Used to work well, no so much now.
@babe The best one I have seen was when I was working in an IT security company. There was phishing training, and one time a reminder email about not clicking suspicious links was sent to everybody.
The next day, we got an email advertising some company event, sent by a different company, with a link going to some unrelated domain.
So of course many people reported it to the IT. The mgmt was pissed off because we didn’t trust it, though it looked exactly like a phishing mail, no way to check.
@babe one-upping this, our banks use different domains for some of their digital services.

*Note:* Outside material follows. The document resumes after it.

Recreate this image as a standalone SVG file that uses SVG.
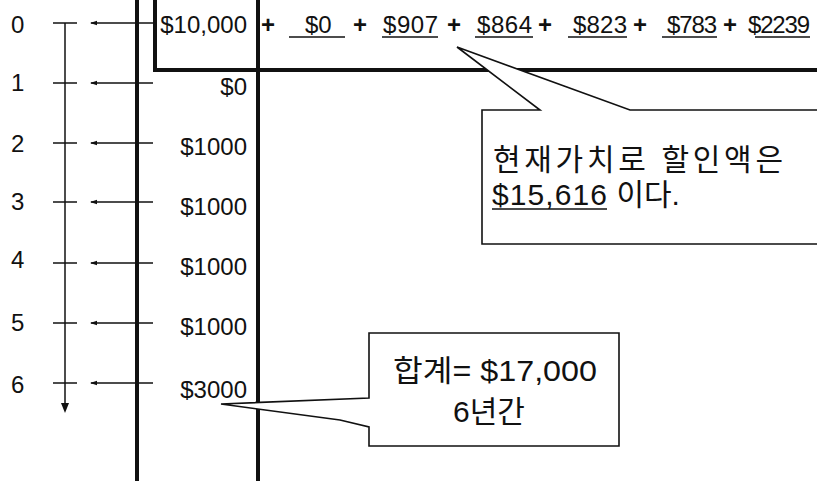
<svg xmlns="http://www.w3.org/2000/svg" width="817" height="481" viewBox="0 0 817 481">
<style>
text{font-family:"Liberation Sans","Noto Sans CJK KR",Arial,sans-serif;fill:#111}
.t{font-size:24px}
.v{font-size:24px;text-anchor:end}
.p{font-size:24px;font-weight:bold;text-anchor:middle}
.c{font-size:30px}
.thick{stroke:#111;stroke-width:4;fill:none}
.thin{stroke:#111;stroke-width:1.5;fill:none}
.ul{stroke:#111;stroke-width:1.5}
.call{stroke:#111;stroke-width:1.6;fill:#fff;stroke-linejoin:miter}
</style>
<defs>
<marker id="ah" markerWidth="7" markerHeight="6" refX="6" refY="3" orient="auto" markerUnits="userSpaceOnUse">
<path d="M0,0.8 L7,3 L0,5.2 Z" fill="#111"/>
</marker>
</defs>
<rect width="817" height="481" fill="#fff"/>

<g id="frame">
<line class="thick" x1="137" y1="0" x2="137" y2="481"/>
<line class="thick" x1="258" y1="0" x2="258" y2="481"/>
<polyline class="thick" points="155,0 155,70 817,70"/>
</g>

<g id="timeline">
<line class="thin" x1="65" y1="23" x2="65" y2="405"/>
<polygon points="61,403 69,403 65,413" fill="#111"/>
<line class="thin" x1="53" y1="23" x2="77" y2="23"/>
<line class="thin" x1="53" y1="83" x2="77" y2="83"/>
<line class="thin" x1="53" y1="143" x2="77" y2="143"/>
<line class="thin" x1="53" y1="202" x2="77" y2="202"/>
<line class="thin" x1="53" y1="263" x2="77" y2="263"/>
<line class="thin" x1="53" y1="323" x2="77" y2="323"/>
<line class="thin" x1="53" y1="383" x2="77" y2="383"/>
</g>

<g id="year-labels">
<text class="t" x="11" y="33">0</text>
<text class="t" x="11" y="91">1</text>
<text class="t" x="11" y="152">2</text>
<text class="t" x="11" y="210">3</text>
<text class="t" x="11" y="268">4</text>
<text class="t" x="11" y="331">5</text>
<text class="t" x="11" y="393">6</text>
</g>

<g id="connectors">
<line class="thin" x1="153" y1="23" x2="91" y2="23" marker-end="url(#ah)"/>
<line class="thin" x1="153" y1="83" x2="91" y2="83" marker-end="url(#ah)"/>
<line class="thin" x1="153" y1="143" x2="91" y2="143" marker-end="url(#ah)"/>
<line class="thin" x1="153" y1="202" x2="91" y2="202" marker-end="url(#ah)"/>
<line class="thin" x1="153" y1="263" x2="91" y2="263" marker-end="url(#ah)"/>
<line class="thin" x1="153" y1="323" x2="91" y2="323" marker-end="url(#ah)"/>
<line class="thin" x1="153" y1="383" x2="91" y2="383" marker-end="url(#ah)"/>
</g>

<g id="cash-flows">
<text class="v" x="247" y="33">$10,000</text>
<text class="v" x="247" y="95">$0</text>
<text class="v" x="247" y="155">$1000</text>
<text class="v" x="247" y="215">$1000</text>
<text class="v" x="247" y="275">$1000</text>
<text class="v" x="247" y="335">$1000</text>
<text class="v" x="247" y="398">$3000</text>
</g>

<g id="present-values">
<text class="p" x="268" y="33">+</text>
<text class="t" x="305" y="33">$0</text>
<line class="ul" x1="289" y1="37" x2="345" y2="37"/>
<text class="p" x="360" y="33">+</text>
<text class="t" x="383" y="33" textLength="55">$907</text>
<line class="ul" x1="382" y1="37" x2="438" y2="37"/>
<text class="p" x="454" y="33">+</text>
<text class="t" x="477" y="33" textLength="55">$864</text>
<line class="ul" x1="475" y1="37" x2="533" y2="37"/>
<text class="p" x="545" y="33">+</text>
<text class="t" x="573" y="33" textLength="54">$823</text>
<line class="ul" x1="568" y1="37" x2="627" y2="37"/>
<text class="p" x="640" y="33">+</text>
<text class="t" x="667" y="33" textLength="50">$783</text>
<line class="ul" x1="662" y1="37" x2="717" y2="37"/>
<text class="p" x="730" y="33">+</text>
<text class="t" x="748" y="33" textLength="62">$2239</text>
<line class="ul" x1="755" y1="37" x2="810" y2="37"/>
</g>

<g id="callout-pv">
<path class="call" d="M482,110 L540,110 L457,47 L630,110 L830,110 L830,244 L482,244 Z"/>
<text class="c" x="493" y="170" textLength="290" lengthAdjust="spacing">현재가치로 할인액은</text>
<text class="c" x="492" y="205"><tspan textLength="115">$15,616</tspan> 이다.</text>
<line class="ul" x1="492" y1="209" x2="607" y2="209"/>
</g>

<g id="callout-total">
<path class="call" d="M369,333 L619,333 L619,446 L369,446 L369,427 L340,420 L221,404 L369,398 Z"/>
<text class="c" x="393" y="381" textLength="204" lengthAdjust="spacingAndGlyphs">합계= $17,000</text>
<text class="c" x="489" y="422" text-anchor="middle">6년간</text>
</g>
</svg>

Alpha bank uses alphabankcards.gr instead of their official alpha.gr, piraeus bank used until recently winbank.gr instead of their piraeusbank.gr domain, and eurobank used eurocommerce.com for their payment processor. When I called them to verify if they controlled the domain the rep's response was "if it has our logo it's ours". After pressure he decided to not take responsibility and disavowed the domain (it's theirs). Btw it was using a bog standard let's encrypt cerificate.
How are clients supposed to avoid phishing?